Problem requirements: Across the entries below, count the lines in which the word "this" occurs. Reply with the count alone.

Figure scripts:
• • • •

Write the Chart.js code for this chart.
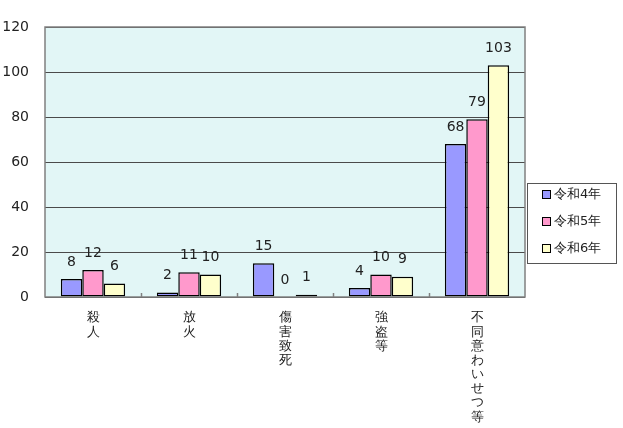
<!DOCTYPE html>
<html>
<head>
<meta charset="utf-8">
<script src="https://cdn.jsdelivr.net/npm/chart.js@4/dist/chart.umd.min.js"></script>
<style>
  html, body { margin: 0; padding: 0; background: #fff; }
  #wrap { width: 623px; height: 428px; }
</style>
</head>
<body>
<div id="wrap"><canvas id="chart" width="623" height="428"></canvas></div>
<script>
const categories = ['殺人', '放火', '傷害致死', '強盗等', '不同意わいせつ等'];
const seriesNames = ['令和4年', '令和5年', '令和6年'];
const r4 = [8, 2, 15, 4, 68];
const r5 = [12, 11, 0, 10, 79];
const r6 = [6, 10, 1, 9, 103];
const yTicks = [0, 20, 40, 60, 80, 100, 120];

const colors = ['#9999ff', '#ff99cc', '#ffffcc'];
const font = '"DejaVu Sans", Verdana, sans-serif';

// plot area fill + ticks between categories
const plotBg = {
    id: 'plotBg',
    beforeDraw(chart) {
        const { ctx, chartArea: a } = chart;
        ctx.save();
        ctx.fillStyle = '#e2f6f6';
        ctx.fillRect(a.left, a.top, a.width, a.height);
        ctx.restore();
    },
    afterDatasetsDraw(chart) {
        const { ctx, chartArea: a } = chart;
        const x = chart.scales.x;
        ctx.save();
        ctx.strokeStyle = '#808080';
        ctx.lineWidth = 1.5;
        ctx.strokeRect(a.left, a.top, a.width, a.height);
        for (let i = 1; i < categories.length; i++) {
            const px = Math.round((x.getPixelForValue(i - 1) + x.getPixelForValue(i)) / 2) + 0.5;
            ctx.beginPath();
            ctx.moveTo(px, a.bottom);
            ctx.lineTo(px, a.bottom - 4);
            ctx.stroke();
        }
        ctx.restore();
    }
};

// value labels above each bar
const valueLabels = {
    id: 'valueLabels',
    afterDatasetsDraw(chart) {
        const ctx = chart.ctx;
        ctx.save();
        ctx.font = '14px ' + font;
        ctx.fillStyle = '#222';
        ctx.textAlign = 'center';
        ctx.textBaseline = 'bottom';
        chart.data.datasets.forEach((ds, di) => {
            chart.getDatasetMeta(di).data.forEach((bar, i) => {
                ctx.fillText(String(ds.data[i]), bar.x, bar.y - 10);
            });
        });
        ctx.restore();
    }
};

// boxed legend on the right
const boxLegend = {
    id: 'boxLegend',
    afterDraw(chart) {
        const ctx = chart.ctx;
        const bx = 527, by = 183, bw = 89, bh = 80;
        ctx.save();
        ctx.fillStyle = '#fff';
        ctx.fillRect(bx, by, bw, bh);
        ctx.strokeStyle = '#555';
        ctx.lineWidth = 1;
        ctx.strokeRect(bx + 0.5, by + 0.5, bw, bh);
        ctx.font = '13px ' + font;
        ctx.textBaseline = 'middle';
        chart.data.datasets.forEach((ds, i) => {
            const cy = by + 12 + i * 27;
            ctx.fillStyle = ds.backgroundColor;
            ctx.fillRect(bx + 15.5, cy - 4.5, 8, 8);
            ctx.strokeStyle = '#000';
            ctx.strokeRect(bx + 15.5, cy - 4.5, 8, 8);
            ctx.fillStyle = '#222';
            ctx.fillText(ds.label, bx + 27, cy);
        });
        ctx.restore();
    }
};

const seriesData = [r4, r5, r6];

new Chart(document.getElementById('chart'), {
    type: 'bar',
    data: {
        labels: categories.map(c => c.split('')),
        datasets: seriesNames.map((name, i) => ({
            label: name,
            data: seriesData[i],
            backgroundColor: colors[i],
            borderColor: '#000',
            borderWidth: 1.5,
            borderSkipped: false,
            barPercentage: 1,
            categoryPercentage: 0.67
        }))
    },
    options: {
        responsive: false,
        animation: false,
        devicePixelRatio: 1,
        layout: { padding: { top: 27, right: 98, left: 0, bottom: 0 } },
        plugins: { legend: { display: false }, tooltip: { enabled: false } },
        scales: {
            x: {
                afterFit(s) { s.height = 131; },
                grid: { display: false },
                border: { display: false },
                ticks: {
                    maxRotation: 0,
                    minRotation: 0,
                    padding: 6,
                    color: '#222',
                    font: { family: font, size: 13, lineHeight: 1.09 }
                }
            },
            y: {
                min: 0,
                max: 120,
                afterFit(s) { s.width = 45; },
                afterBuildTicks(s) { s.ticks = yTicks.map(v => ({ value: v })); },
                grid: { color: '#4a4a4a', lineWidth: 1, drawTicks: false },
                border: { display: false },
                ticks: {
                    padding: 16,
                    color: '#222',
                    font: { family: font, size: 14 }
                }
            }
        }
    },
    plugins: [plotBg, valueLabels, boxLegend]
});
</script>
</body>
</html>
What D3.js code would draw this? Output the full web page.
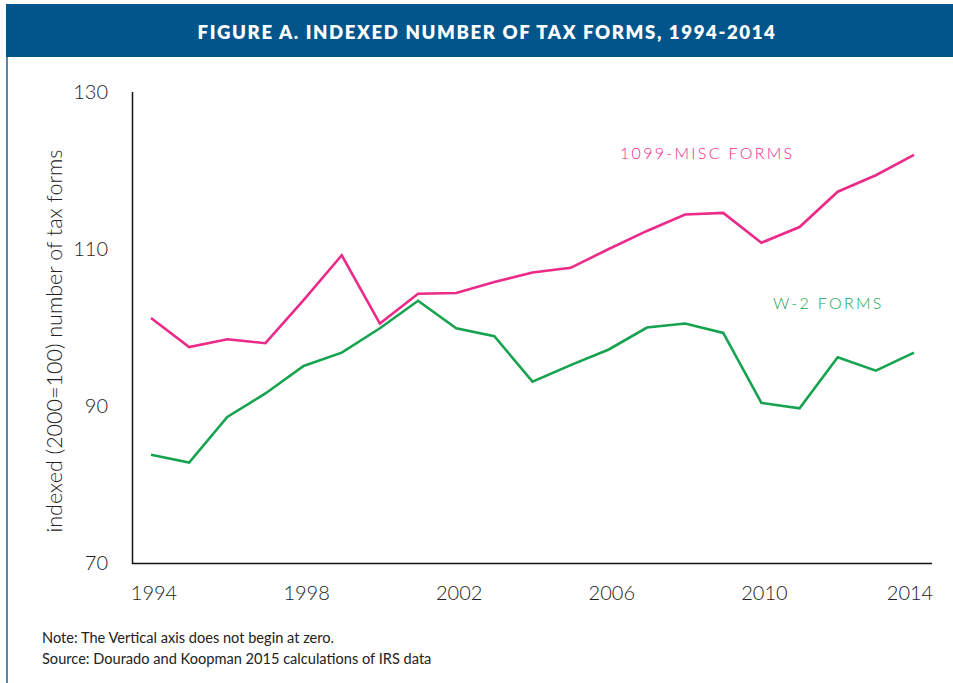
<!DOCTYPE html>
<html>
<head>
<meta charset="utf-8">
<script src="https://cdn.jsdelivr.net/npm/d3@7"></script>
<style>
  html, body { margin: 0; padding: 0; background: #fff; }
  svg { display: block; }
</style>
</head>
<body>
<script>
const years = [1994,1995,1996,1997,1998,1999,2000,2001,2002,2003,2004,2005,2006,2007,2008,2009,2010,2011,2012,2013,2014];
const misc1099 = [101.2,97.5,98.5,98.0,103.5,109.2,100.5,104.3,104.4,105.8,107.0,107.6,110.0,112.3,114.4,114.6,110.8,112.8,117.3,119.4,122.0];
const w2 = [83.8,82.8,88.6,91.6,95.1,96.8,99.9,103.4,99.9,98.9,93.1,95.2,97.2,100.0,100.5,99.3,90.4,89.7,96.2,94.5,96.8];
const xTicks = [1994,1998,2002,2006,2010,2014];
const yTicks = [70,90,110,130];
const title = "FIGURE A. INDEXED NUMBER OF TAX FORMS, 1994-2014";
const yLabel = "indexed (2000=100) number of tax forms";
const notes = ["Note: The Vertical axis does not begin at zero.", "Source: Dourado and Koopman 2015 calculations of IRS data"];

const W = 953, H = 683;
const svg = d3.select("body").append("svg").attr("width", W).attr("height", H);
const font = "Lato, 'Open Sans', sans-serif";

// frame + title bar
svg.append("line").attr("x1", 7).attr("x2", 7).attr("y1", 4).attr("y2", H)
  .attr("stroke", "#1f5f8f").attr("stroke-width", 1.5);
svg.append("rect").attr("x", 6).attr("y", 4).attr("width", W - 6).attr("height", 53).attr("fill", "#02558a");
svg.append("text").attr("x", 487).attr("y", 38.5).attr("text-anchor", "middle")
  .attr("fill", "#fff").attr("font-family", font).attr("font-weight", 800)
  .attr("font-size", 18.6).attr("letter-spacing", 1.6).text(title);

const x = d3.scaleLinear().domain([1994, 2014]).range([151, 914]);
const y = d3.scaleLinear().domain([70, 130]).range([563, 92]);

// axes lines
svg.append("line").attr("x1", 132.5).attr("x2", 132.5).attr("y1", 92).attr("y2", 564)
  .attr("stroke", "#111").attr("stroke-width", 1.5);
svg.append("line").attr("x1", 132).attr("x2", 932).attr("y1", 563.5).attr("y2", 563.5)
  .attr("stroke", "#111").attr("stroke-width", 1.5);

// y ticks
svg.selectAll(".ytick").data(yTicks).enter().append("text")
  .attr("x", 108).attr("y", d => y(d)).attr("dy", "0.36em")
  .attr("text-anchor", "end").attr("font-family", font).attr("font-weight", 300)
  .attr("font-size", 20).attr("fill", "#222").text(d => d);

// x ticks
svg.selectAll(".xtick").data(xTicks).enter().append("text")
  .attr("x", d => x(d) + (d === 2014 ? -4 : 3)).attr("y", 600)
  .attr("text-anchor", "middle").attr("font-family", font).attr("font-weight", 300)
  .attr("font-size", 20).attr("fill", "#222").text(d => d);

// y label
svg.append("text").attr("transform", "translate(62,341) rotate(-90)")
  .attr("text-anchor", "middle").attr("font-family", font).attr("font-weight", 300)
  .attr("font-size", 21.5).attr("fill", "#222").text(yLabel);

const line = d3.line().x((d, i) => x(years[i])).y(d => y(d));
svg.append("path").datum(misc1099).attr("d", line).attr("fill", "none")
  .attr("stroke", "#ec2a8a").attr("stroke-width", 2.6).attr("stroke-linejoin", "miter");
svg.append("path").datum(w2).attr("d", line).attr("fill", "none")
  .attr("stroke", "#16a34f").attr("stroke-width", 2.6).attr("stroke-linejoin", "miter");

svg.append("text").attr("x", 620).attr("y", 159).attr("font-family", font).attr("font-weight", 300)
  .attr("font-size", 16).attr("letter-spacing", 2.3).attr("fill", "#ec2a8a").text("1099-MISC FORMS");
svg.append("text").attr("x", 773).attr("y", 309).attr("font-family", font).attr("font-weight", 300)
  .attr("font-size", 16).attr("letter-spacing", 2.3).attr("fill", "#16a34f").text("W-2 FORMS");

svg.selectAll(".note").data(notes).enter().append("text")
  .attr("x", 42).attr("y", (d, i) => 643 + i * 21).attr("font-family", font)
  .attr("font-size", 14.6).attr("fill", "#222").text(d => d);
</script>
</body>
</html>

• • • •

The result: 2